Puget Sound Challenge – Day 3

Posted by Ken Campbell March 24, 2009 0 Comment 802 views

An early Wednesday morning found me picking up where I left off back at the end of February. The day was overcast and calm, the water glossy and undisturbed from the near shore as far up Hood Canal as I could see. There was snow in the foothills across the canal and the clearcuts stood out in white relief against the dark background. I got the bags strapped down and was underway, heading north, at about 8:30 AM.

The flat conditions lasted a little over an hour. Between the time I was conscious of the first ripples until the time I was riding out a howling gale was a matter of no more than twenty minutes. The calm had become a tempest, and the steep waves came fast and cold. I felt good though, and although the wind was powerful, it was blowing me exactly in the direction I wanted to go. I stayed on my feet, out in midchannel, and watched the shoreline click by.

In time I had crossed the canal to about a hundred yards from the Olympic Peninsula shore. I was surfing the choppy rollers, getting ride after ride as I worked my way in. At some point, I heard someone shouting and I remember looking up toward the highway that ran along the water. I couldn’t see anything or anyone, and I didn’t give it much thought. Until I heard a siren chirping, in that annoying way a siren sounds when the cop flicks it on and off in quick succession. I thought to myself that someone must be getting pulled over up there, not really thinking that I was involved, and was quite surprised to see a uniformed officer on shore up ahead of me, motioning me in.

I surfed a wave, the best one so far, and came ashore where he stood just as his partner came jogging down the dirt path toward the beach. “He doesn’t look like he’s in trouble to me,” he said, smiling and shaking his head. The first officer didn’t seem to be in such a good mood; I think he’d gotten his shoes wet. Still, they were very nice, and so was the other Search and Rescue officer that showed up a minute later. Incredulous but friendly.

Apparently they’d received several reports of someone floating out in the main channel, hanging onto a log. (I took a little offense at this, thinking that I’d been doing a helluva lot more than clinging to the board and floating with the wind, but there you go. People see what they say they see.) They were all fairly interested in my trip and took many pictures of me and the board with their cell phones. After a few minutes, when they saw that I wasn’t in distress and that what I was doing was somehow legal, they let me go.

I was starting to get tired. Up until this point, I’d been standing the whole way but as the wind got even stronger, I decided to sit and switch paddles. Even though the wind was blowing the “right” direction, the force and the unpredictability of the roiling water made the change worthwhile.
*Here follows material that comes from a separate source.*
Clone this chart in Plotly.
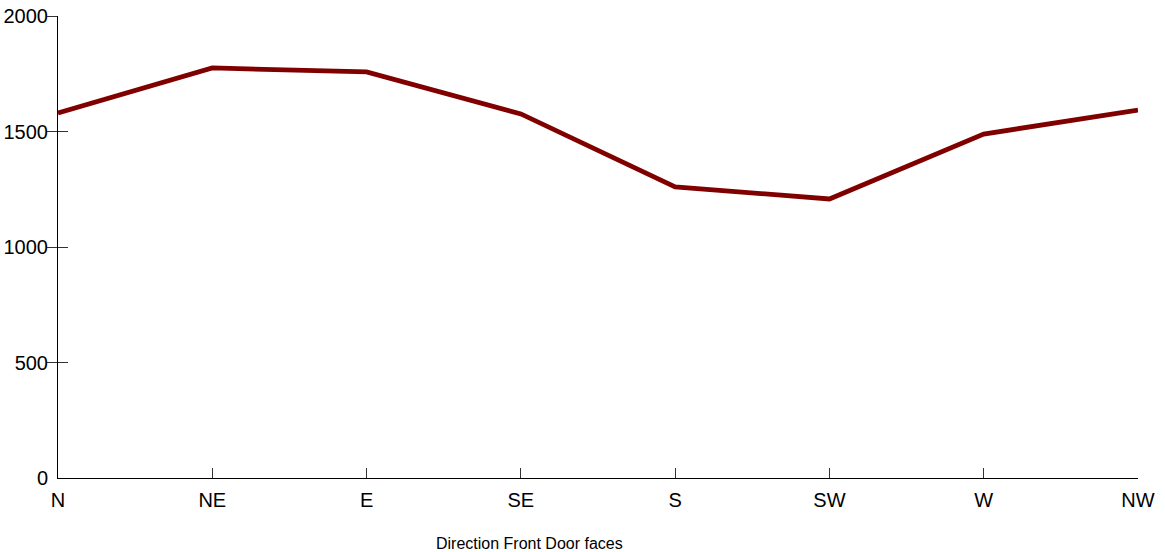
import plotly.graph_objects as go

directions = ["N", "NE", "E", "SE", "S", "SW", "W", "NW"]
values = [1580, 1775, 1758, 1576, 1260, 1208, 1489, 1593]
y_tick_vals = [0, 500, 1000, 1500, 2000]
y_tick_text = ["0", "500", "1000", "1500", "2000"]
y_mark_vals = [500, 1000, 1500, 2000]
x_title = "Direction Front Door faces"

FONT = "Liberation Sans, Arial, sans-serif"

fig = go.Figure()
fig.add_trace(go.Scatter(
    x=directions, y=values, mode="lines",
    line=dict(color="#800000", width=4.8),
    hoverinfo="x+y", showlegend=False,
))
# invisible helper traces so the overlay axes are drawn
fig.add_trace(go.Scatter(x=directions, y=values, yaxis="y2", mode="lines",
                         line=dict(width=0), opacity=0, hoverinfo="skip", showlegend=False))
fig.add_trace(go.Scatter(x=directions, y=values, yaxis="y3", mode="lines",
                         line=dict(width=0), opacity=0, hoverinfo="skip", showlegend=False))

fig.update_layout(
    width=1165, height=552,
    margin=dict(l=58, r=27, t=16, b=74, autoexpand=False),
    paper_bgcolor="white", plot_bgcolor="white",
    font=dict(family=FONT, size=20, color="black"),
    xaxis=dict(
        type="category", range=[0, len(directions) - 1], automargin=False,
        showgrid=False, zeroline=False,
        showline=True, linecolor="black", linewidth=1,
        ticks="inside", ticklen=10, tickcolor="#333", tickwidth=1,
        tickfont=dict(family=FONT, size=20, color="black"),
        ticklabelstandoff=4,
    ),
    yaxis=dict(
        range=[0, 2000], tickvals=y_tick_vals, ticktext=y_tick_text, automargin=False,
        showgrid=False, zeroline=False,
        showline=True, linecolor="black", linewidth=1,
        ticks="", ticklabelstandoff=5,
        tickfont=dict(family=FONT, size=20, color="black"),
    ),
    yaxis2=dict(
        range=[0, 2000], overlaying="y", anchor="x", side="left", automargin=False,
        tickvals=y_mark_vals, showticklabels=False,
        ticks="outside", ticklen=10, tickcolor="#333", tickwidth=1,
        showgrid=False, zeroline=False, showline=False,
    ),
    yaxis3=dict(
        range=[0, 2000], overlaying="y", anchor="x", side="left", automargin=False,
        tickvals=y_mark_vals, showticklabels=False,
        ticks="inside", ticklen=10, tickcolor="#333", tickwidth=1,
        showgrid=False, zeroline=False, showline=False,
    ),
    annotations=[dict(
        text=x_title, xref="paper", yref="paper",
        x=0.437, y=-0.142, xanchor="center", yanchor="middle",
        showarrow=False, font=dict(family=FONT, size=16, color="black"),
    )],
)

fig.write_html("out.html", config={"displayModeBar": False},
               post_script="document.body.style.margin='0';document.body.style.padding='0';")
By the time I came ashore at the mouth of the Dosewallips, it was after 3 PM. The tide was out and the walk into shore across the mud flats seemed to take forever. Because the wind was so strong, carrying the board was a tricky business. It’s so light and has so much surface area, the wind constantly tried to rip it out of my hands. At least I’d packed light.

I set up camp in the trees on the east side of the road… an unofficial campsite. I wasn’t far from the river and as the wind died later on, I could hear the sound of the running water. I had some leakage in one of the dry bags so I slung laundry and gear in the tree branches to dry. For an hour or so, the campsite had the distinctive look of a yard sale after a tornado but I eventually got it under control.

When everything had been set up for the night, I walked up to the highway and went to the Geoduck Tavern, just outside the main park entrance. A big burger and a few bottles of suds took the taste of salt off my lips and gave me one more night’s reprieve from freeze-dried fare. (I’d get my chances to eat from the food I brought – no reason to rush things.) As it started to get dark, I made my way back to my lowland hideaway and went to bed just as the light faded for good.

It had been a fine outing, a solid start to this leg of the trip, the most miles I had done on a board in a day. So far.